After being replaced as U.S. Attorney in 2009 by President Obama, Whitaker sought a position on the Iowa Supreme Court. Four pages of his 2010 ten-page job application stressed that he was qualified for the state’s highest court because he played football at the University of Iowa, including an appearance in a Rose Bowl game. He actually believed that his very limited prowess on the football field qualified him to be a state supreme court justice.

 

Fortunately, Whitaker did not get the job, sparing that court of having to endure his bedrock judicial philosophy; namely, that judges should be Christians who rely on the Bible over the Constitution to make decisions; that the judicial branch should be inferior to the other two branches of government; and that the landmark 1803 decision Marbury v. Madison should be reversed.

 

With a judicial position out of the picture, Whitaker decided to run for the U.S. Senate in 2014 but lost out to the powerful Tea Party supported candidate Joni Ernst.

 

Separation of Church and State?

 

Always the religious fanatic, Whitaker said judges should have a “biblical worldview” in making decisions and that “secular” judges are unfit to serve on any bench. Judges, he believes, should be servants of the Lord, not the people—and that they should pay due religious deference to the Executive and Legislative branches of government by accepting, not interpreting decisions made by those two branches.

 

With Joni Ernst in his rear view mirror, Whitaker in 2016 became part of a “dark money” group called Foundation for Accountability and Civic Trust (FACT). This group, with confidential evangelical and right-wing donors, was created to launch attacks to undermine Hillary Clinton’s 2016 presidential campaign.

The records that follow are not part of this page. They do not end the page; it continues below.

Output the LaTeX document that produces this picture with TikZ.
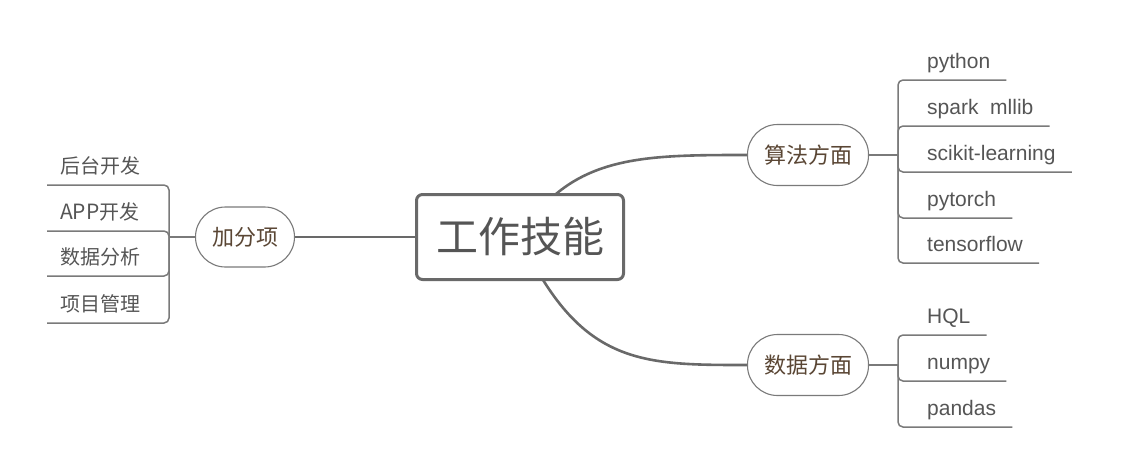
\documentclass[tikz,border=0pt]{standalone}
\usepackage{fontspec}
\setmainfont{Liberation Sans}
\newfontfamily\cjk{Noto Sans CJK SC}
\usepackage{tikz}
\usetikzlibrary{positioning, backgrounds}
\definecolor{linegray}{HTML}{696969}
\definecolor{rimgray}{HTML}{7A7A7A}
\definecolor{textgray}{HTML}{555555}
\definecolor{topicbrown}{HTML}{5A4634}

\begin{document}
\begin{tikzpicture}[x=1pt, y=-1pt,
  rootbox/.style={rectangle, draw=linegray, line width=3pt, rounded corners=6pt, fill=white,
             minimum width=207pt, minimum height=85pt, text=textgray,
             font=\cjk\fontsize{42}{48}\selectfont},
  topicbox/.style={rectangle, draw=rimgray, line width=1.1pt, rounded corners=30pt, fill=white,
             minimum width=121pt, minimum height=61pt, text=topicbrown,
             font=\cjk\fontsize{22}{26}\selectfont},
  leaf/.style={anchor=base west, inner sep=0pt, text=textgray, font=\fontsize{21}{25}\selectfont},
  leafcn/.style={leaf, font=\cjk\fontsize{20}{24}\selectfont},
  mainlink/.style={draw=linegray, line width=2.6pt},
  leaflink/.style={draw=rimgray, line width=1.5pt, rounded corners=5pt}
]
\useasboundingbox (0,0) rectangle (1122,475);

\node[rootbox] (skill) at (520,237) {工作技能};
\node[topicbox, minimum width=99pt, minimum height=60pt] (plus) at (245,237) {加分项};
\node[topicbox] (algo) at (808,155) {算法方面};
\node[topicbox] (data) at (808,365) {数据方面};

\coordinate (plusJ) at (169,237);
\coordinate (algoJ) at (898,155);
\coordinate (dataJ) at (898,365);

\node[leafcn] (backend) at (60,173) {后台开发};
\node[leafcn] (app) at (60,219) {{\fontsize{21}{25}\selectfont APP}开发};
\node[leafcn] (analysis) at (60,264) {数据分析};
\node[leafcn] (project) at (60,311) {项目管理};

\node[leaf] (python) at (927,68) {python};
\node[leaf] (spark) at (927,114) {spark~~mllib};
\node[leaf] (sklearn) at (927,160) {scikit-learning};
\node[leaf] (torch) at (927,206) {pytorch};
\node[leaf] (tflow) at (927,251) {tensorflow};

\node[leaf] (hql) at (927,323) {HQL};
\node[leaf] (numpy) at (927,369) {numpy};
\node[leaf] (pandas) at (927,415) {pandas};

\begin{scope}[on background layer]
\draw[mainlink] (skill.center) -- (plus.east);
\draw[mainlink] (skill.center) .. controls (570,155) and (640,155) .. (algo.west);
\draw[mainlink] (skill.center) .. controls (580,365) and (640,365) .. (data.west);
\end{scope}

\draw[leaflink] (plus.west) -- (plusJ);
\draw[leaflink] (algo.east) -- (algoJ);
\draw[leaflink] (data.east) -- (dataJ);

\foreach \n in {backend, app, analysis, project}
  \draw[leaflink] (plusJ) |- ([xshift=-13pt, yshift=-12pt]\n.base west);
\foreach \n in {python, spark, sklearn, torch, tflow}
  \draw[leaflink] (algoJ) |- ([xshift=16pt, yshift=-12pt]\n.base east);
\foreach \n in {hql, numpy, pandas}
  \draw[leaflink] (dataJ) |- ([xshift=16pt, yshift=-12pt]\n.base east);

\end{tikzpicture}
\end{document}
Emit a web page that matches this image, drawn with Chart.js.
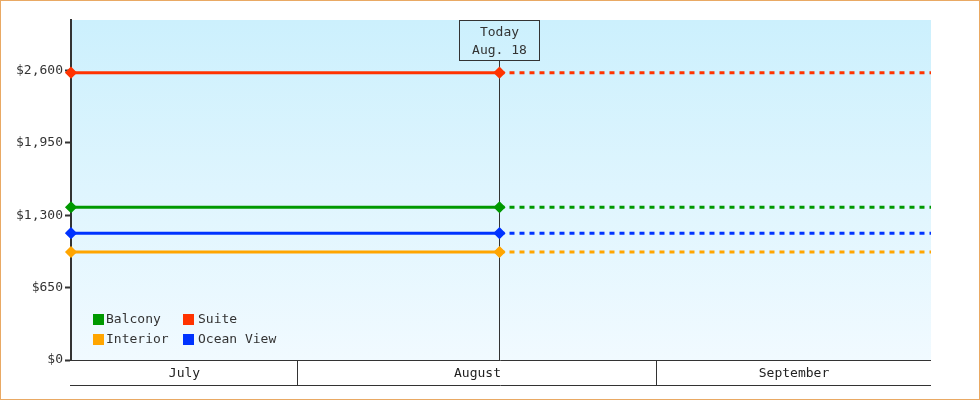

Whitaker was paid anywhere from $900,000 to $1.2 million to carry out this FACT agenda.

 

Once Trump was securely in the Oval Office, Whitaker launched a new career effort to get noticed by the president. He initially succeeded in getting an interview with White House counsel Don McGahn about being a “legal attack dog” against the Mueller investigation. But a White House position didn’t work out for this man willing to “take a knee” in utter submission to the president.

 

Media Attacks Catch President’s Eye

 

Undeterred, Whitaker managed to weasel his way into a number of media pundit positions that he used to attack the Mueller investigation and ingratiate himself with the president. If he could not walk into the president’s inner circle, he would crawl there whining and whimpering.

 

This sycophantic strategy was one of the few successes in Matthew Whitaker’s professional life—the ability to display such legal incompetence and deference to the Executive Office that he eventually won the praise and admiration of a president who believes Twitter is more important than the Constitution.

 

We fear that Acting Attorney General Matthew Whitaker will make the draconian Jeff Sessions look like a “bleeding heart liberal” before all is said and done. The constitutional rule of law, we worry, will be replaced with political expediency, and the U.S. Justice Department will become Trump’s weapon of choice to attack and “lock up” all of his real and imagined political enemies.

 

Trump and Whitaker: these are indeed scary times in which we live. These two coconspirators in crime are a dangerous threat to this nation’s democracy.